SUPPLIED DATA:

↓

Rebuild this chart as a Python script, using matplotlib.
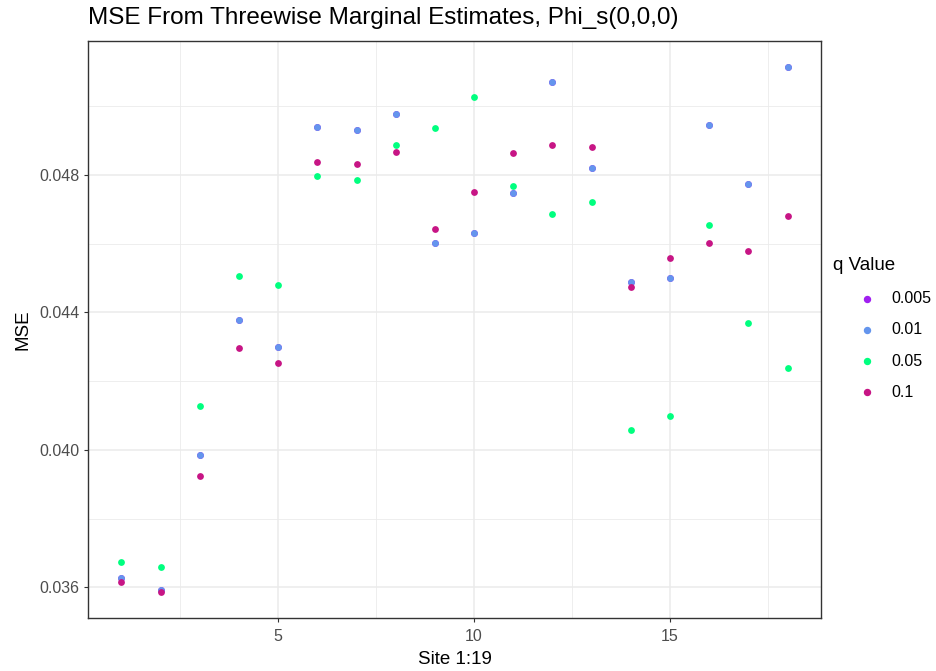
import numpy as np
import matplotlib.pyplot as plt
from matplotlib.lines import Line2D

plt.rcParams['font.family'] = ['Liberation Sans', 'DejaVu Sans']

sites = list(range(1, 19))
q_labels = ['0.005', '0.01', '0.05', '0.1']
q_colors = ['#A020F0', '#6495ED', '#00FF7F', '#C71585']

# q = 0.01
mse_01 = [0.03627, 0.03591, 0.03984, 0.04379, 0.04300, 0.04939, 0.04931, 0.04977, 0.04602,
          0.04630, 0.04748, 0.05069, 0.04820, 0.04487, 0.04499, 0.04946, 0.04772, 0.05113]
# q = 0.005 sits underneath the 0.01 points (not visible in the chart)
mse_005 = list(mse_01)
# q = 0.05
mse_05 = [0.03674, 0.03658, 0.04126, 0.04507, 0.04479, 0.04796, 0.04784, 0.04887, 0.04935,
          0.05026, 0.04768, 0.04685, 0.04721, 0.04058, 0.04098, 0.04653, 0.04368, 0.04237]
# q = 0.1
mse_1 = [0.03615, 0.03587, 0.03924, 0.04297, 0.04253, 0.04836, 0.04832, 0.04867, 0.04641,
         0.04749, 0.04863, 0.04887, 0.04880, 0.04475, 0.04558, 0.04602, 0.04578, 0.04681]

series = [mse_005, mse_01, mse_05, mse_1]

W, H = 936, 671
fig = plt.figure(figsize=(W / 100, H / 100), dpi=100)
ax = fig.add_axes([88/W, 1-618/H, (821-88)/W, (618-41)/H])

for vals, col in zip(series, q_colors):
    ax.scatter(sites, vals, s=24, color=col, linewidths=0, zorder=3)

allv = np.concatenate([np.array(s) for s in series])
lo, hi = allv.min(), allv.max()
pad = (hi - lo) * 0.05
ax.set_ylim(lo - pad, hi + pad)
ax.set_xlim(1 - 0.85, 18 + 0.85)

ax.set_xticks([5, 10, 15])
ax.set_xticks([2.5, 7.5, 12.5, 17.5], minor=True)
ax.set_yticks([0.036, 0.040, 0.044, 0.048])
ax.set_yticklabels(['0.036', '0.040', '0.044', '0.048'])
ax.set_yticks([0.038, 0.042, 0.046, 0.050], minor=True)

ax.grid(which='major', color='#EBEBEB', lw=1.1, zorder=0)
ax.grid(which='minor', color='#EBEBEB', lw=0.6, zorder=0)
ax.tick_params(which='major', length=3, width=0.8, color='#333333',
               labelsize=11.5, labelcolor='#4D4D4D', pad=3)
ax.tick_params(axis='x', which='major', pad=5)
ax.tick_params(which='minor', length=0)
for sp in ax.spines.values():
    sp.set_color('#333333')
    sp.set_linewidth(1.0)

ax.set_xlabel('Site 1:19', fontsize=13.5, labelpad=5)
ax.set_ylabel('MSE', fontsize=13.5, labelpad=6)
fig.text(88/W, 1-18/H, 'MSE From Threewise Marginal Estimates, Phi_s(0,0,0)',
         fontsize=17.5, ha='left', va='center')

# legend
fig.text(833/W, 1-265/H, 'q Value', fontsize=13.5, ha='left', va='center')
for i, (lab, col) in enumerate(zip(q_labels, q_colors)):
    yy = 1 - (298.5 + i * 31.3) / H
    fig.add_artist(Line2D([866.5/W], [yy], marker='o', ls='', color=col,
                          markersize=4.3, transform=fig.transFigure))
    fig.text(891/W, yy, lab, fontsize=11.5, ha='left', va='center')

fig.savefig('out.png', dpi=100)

↑

Every line of the data above should be quoted exactly. Omit the pictures.

OUTPUT BELOW:
Rebuild this chart as a Python script, using matplotlib.
import numpy as np
import matplotlib.pyplot as plt
from matplotlib.lines import Line2D

plt.rcParams['font.family'] = ['Liberation Sans', 'DejaVu Sans']

sites = list(range(1, 19))
q_labels = ['0.005', '0.01', '0.05', '0.1']
q_colors = ['#A020F0', '#6495ED', '#00FF7F', '#C71585']

# q = 0.01
mse_01 = [0.03627, 0.03591, 0.03984, 0.04379, 0.04300, 0.04939, 0.04931, 0.04977, 0.04602,
          0.04630, 0.04748, 0.05069, 0.04820, 0.04487, 0.04499, 0.04946, 0.04772, 0.05113]
# q = 0.005 sits underneath the 0.01 points (not visible in the chart)
mse_005 = list(mse_01)
# q = 0.05
mse_05 = [0.03674, 0.03658, 0.04126, 0.04507, 0.04479, 0.04796, 0.04784, 0.04887, 0.04935,
          0.05026, 0.04768, 0.04685, 0.04721, 0.04058, 0.04098, 0.04653, 0.04368, 0.04237]
# q = 0.1
mse_1 = [0.03615, 0.03587, 0.03924, 0.04297, 0.04253, 0.04836, 0.04832, 0.04867, 0.04641,
         0.04749, 0.04863, 0.04887, 0.04880, 0.04475, 0.04558, 0.04602, 0.04578, 0.04681]

series = [mse_005, mse_01, mse_05, mse_1]

W, H = 936, 671
fig = plt.figure(figsize=(W / 100, H / 100), dpi=100)
ax = fig.add_axes([88/W, 1-618/H, (821-88)/W, (618-41)/H])

for vals, col in zip(series, q_colors):
    ax.scatter(sites, vals, s=24, color=col, linewidths=0, zorder=3)

allv = np.concatenate([np.array(s) for s in series])
lo, hi = allv.min(), allv.max()
pad = (hi - lo) * 0.05
ax.set_ylim(lo - pad, hi + pad)
ax.set_xlim(1 - 0.85, 18 + 0.85)

ax.set_xticks([5, 10, 15])
ax.set_xticks([2.5, 7.5, 12.5, 17.5], minor=True)
ax.set_yticks([0.036, 0.040, 0.044, 0.048])
ax.set_yticklabels(['0.036', '0.040', '0.044', '0.048'])
ax.set_yticks([0.038, 0.042, 0.046, 0.050], minor=True)

ax.grid(which='major', color='#EBEBEB', lw=1.1, zorder=0)
ax.grid(which='minor', color='#EBEBEB', lw=0.6, zorder=0)
ax.tick_params(which='major', length=3, width=0.8, color='#333333',
               labelsize=11.5, labelcolor='#4D4D4D', pad=3)
ax.tick_params(axis='x', which='major', pad=5)
ax.tick_params(which='minor', length=0)
for sp in ax.spines.values():
    sp.set_color('#333333')
    sp.set_linewidth(1.0)

ax.set_xlabel('Site 1:19', fontsize=13.5, labelpad=5)
ax.set_ylabel('MSE', fontsize=13.5, labelpad=6)
fig.text(88/W, 1-18/H, 'MSE From Threewise Marginal Estimates, Phi_s(0,0,0)',
         fontsize=17.5, ha='left', va='center')

# legend
fig.text(833/W, 1-265/H, 'q Value', fontsize=13.5, ha='left', va='center')
for i, (lab, col) in enumerate(zip(q_labels, q_colors)):
    yy = 1 - (298.5 + i * 31.3) / H
    fig.add_artist(Line2D([866.5/W], [yy], marker='o', ls='', color=col,
                          markersize=4.3, transform=fig.transFigure))
    fig.text(891/W, yy, lab, fontsize=11.5, ha='left', va='center')

fig.savefig('out.png', dpi=100)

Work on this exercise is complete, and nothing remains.